• **Collected material**:
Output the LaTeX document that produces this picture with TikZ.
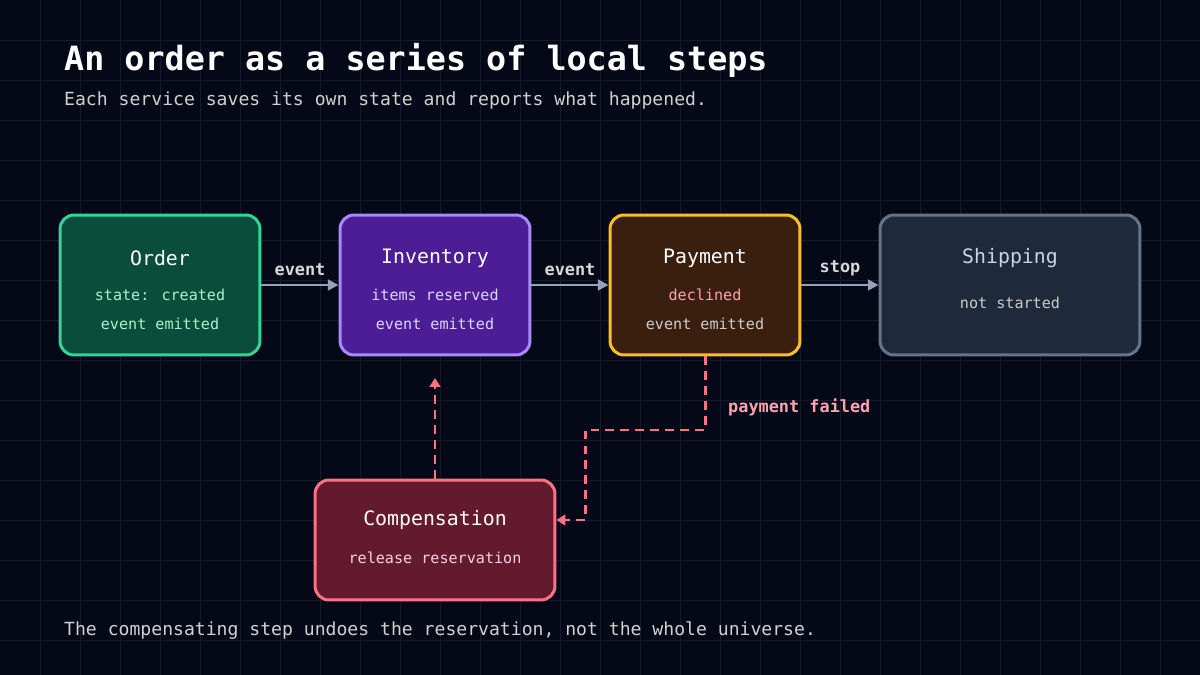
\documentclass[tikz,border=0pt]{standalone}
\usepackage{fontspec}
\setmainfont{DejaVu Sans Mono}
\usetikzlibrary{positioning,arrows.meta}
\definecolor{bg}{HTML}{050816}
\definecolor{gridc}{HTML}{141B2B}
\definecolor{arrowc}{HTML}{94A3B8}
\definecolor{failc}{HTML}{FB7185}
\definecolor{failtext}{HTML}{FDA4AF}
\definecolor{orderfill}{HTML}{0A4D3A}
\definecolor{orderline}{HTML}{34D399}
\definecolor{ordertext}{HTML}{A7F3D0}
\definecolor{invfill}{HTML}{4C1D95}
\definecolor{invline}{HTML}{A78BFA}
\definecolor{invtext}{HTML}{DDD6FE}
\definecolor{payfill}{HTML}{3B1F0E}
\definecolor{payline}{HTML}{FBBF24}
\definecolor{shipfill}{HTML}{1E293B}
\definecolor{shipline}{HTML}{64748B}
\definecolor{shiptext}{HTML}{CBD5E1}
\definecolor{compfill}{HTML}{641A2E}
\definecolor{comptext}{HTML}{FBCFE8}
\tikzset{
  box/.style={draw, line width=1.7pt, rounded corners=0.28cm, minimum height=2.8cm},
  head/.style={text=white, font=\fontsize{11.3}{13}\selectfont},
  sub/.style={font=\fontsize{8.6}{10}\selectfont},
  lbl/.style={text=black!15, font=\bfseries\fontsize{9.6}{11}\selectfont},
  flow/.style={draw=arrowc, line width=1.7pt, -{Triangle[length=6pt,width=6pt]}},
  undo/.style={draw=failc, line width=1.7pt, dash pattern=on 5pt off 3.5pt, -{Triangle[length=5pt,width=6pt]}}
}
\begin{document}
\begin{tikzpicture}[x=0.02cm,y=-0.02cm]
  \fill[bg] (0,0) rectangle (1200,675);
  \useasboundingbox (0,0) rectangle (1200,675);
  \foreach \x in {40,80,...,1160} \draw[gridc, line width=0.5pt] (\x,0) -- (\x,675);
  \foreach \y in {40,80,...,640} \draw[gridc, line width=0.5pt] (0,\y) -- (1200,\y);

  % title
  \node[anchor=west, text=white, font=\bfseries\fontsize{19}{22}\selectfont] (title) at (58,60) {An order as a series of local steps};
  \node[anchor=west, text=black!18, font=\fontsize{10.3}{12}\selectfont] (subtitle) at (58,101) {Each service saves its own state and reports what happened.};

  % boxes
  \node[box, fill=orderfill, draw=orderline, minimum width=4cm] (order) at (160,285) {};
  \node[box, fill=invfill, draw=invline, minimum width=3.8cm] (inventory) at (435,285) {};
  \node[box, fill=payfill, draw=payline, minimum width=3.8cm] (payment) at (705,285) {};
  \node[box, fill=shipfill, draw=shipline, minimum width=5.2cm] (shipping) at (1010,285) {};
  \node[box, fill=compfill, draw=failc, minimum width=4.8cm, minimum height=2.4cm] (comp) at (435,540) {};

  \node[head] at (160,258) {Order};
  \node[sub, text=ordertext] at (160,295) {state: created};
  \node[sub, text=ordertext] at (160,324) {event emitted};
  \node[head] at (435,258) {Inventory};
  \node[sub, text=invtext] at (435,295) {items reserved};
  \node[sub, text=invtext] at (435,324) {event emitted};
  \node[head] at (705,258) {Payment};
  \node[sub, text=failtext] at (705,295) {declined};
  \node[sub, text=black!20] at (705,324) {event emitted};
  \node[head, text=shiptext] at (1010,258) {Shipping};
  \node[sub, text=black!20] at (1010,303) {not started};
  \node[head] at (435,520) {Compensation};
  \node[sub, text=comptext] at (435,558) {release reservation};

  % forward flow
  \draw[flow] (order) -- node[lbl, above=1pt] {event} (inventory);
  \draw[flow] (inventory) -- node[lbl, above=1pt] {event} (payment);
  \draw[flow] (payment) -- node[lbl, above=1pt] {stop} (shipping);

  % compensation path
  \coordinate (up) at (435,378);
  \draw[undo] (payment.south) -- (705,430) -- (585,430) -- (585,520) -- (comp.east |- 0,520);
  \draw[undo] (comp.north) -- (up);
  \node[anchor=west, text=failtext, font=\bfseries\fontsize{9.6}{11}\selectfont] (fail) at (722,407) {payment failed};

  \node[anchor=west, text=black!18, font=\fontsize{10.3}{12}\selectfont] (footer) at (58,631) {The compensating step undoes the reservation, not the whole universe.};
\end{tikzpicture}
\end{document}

• **Your goal**: Repeat the material above word for word, please, apart from its images.

• **Written reply**:
Output the LaTeX document that produces this picture with TikZ.
\documentclass[tikz,border=0pt]{standalone}
\usepackage{fontspec}
\setmainfont{DejaVu Sans Mono}
\usetikzlibrary{positioning,arrows.meta}
\definecolor{bg}{HTML}{050816}
\definecolor{gridc}{HTML}{141B2B}
\definecolor{arrowc}{HTML}{94A3B8}
\definecolor{failc}{HTML}{FB7185}
\definecolor{failtext}{HTML}{FDA4AF}
\definecolor{orderfill}{HTML}{0A4D3A}
\definecolor{orderline}{HTML}{34D399}
\definecolor{ordertext}{HTML}{A7F3D0}
\definecolor{invfill}{HTML}{4C1D95}
\definecolor{invline}{HTML}{A78BFA}
\definecolor{invtext}{HTML}{DDD6FE}
\definecolor{payfill}{HTML}{3B1F0E}
\definecolor{payline}{HTML}{FBBF24}
\definecolor{shipfill}{HTML}{1E293B}
\definecolor{shipline}{HTML}{64748B}
\definecolor{shiptext}{HTML}{CBD5E1}
\definecolor{compfill}{HTML}{641A2E}
\definecolor{comptext}{HTML}{FBCFE8}
\tikzset{
  box/.style={draw, line width=1.7pt, rounded corners=0.28cm, minimum height=2.8cm},
  head/.style={text=white, font=\fontsize{11.3}{13}\selectfont},
  sub/.style={font=\fontsize{8.6}{10}\selectfont},
  lbl/.style={text=black!15, font=\bfseries\fontsize{9.6}{11}\selectfont},
  flow/.style={draw=arrowc, line width=1.7pt, -{Triangle[length=6pt,width=6pt]}},
  undo/.style={draw=failc, line width=1.7pt, dash pattern=on 5pt off 3.5pt, -{Triangle[length=5pt,width=6pt]}}
}
\begin{document}
\begin{tikzpicture}[x=0.02cm,y=-0.02cm]
  \fill[bg] (0,0) rectangle (1200,675);
  \useasboundingbox (0,0) rectangle (1200,675);
  \foreach \x in {40,80,...,1160} \draw[gridc, line width=0.5pt] (\x,0) -- (\x,675);
  \foreach \y in {40,80,...,640} \draw[gridc, line width=0.5pt] (0,\y) -- (1200,\y);

  % title
  \node[anchor=west, text=white, font=\bfseries\fontsize{19}{22}\selectfont] (title) at (58,60) {An order as a series of local steps};
  \node[anchor=west, text=black!18, font=\fontsize{10.3}{12}\selectfont] (subtitle) at (58,101) {Each service saves its own state and reports what happened.};

  % boxes
  \node[box, fill=orderfill, draw=orderline, minimum width=4cm] (order) at (160,285) {};
  \node[box, fill=invfill, draw=invline, minimum width=3.8cm] (inventory) at (435,285) {};
  \node[box, fill=payfill, draw=payline, minimum width=3.8cm] (payment) at (705,285) {};
  \node[box, fill=shipfill, draw=shipline, minimum width=5.2cm] (shipping) at (1010,285) {};
  \node[box, fill=compfill, draw=failc, minimum width=4.8cm, minimum height=2.4cm] (comp) at (435,540) {};

  \node[head] at (160,258) {Order};
  \node[sub, text=ordertext] at (160,295) {state: created};
  \node[sub, text=ordertext] at (160,324) {event emitted};
  \node[head] at (435,258) {Inventory};
  \node[sub, text=invtext] at (435,295) {items reserved};
  \node[sub, text=invtext] at (435,324) {event emitted};
  \node[head] at (705,258) {Payment};
  \node[sub, text=failtext] at (705,295) {declined};
  \node[sub, text=black!20] at (705,324) {event emitted};
  \node[head, text=shiptext] at (1010,258) {Shipping};
  \node[sub, text=black!20] at (1010,303) {not started};
  \node[head] at (435,520) {Compensation};
  \node[sub, text=comptext] at (435,558) {release reservation};

  % forward flow
  \draw[flow] (order) -- node[lbl, above=1pt] {event} (inventory);
  \draw[flow] (inventory) -- node[lbl, above=1pt] {event} (payment);
  \draw[flow] (payment) -- node[lbl, above=1pt] {stop} (shipping);

  % compensation path
  \coordinate (up) at (435,378);
  \draw[undo] (payment.south) -- (705,430) -- (585,430) -- (585,520) -- (comp.east |- 0,520);
  \draw[undo] (comp.north) -- (up);
  \node[anchor=west, text=failtext, font=\bfseries\fontsize{9.6}{11}\selectfont] (fail) at (722,407) {payment failed};

  \node[anchor=west, text=black!18, font=\fontsize{10.3}{12}\selectfont] (footer) at (58,631) {The compensating step undoes the reservation, not the whole universe.};
\end{tikzpicture}
\end{document}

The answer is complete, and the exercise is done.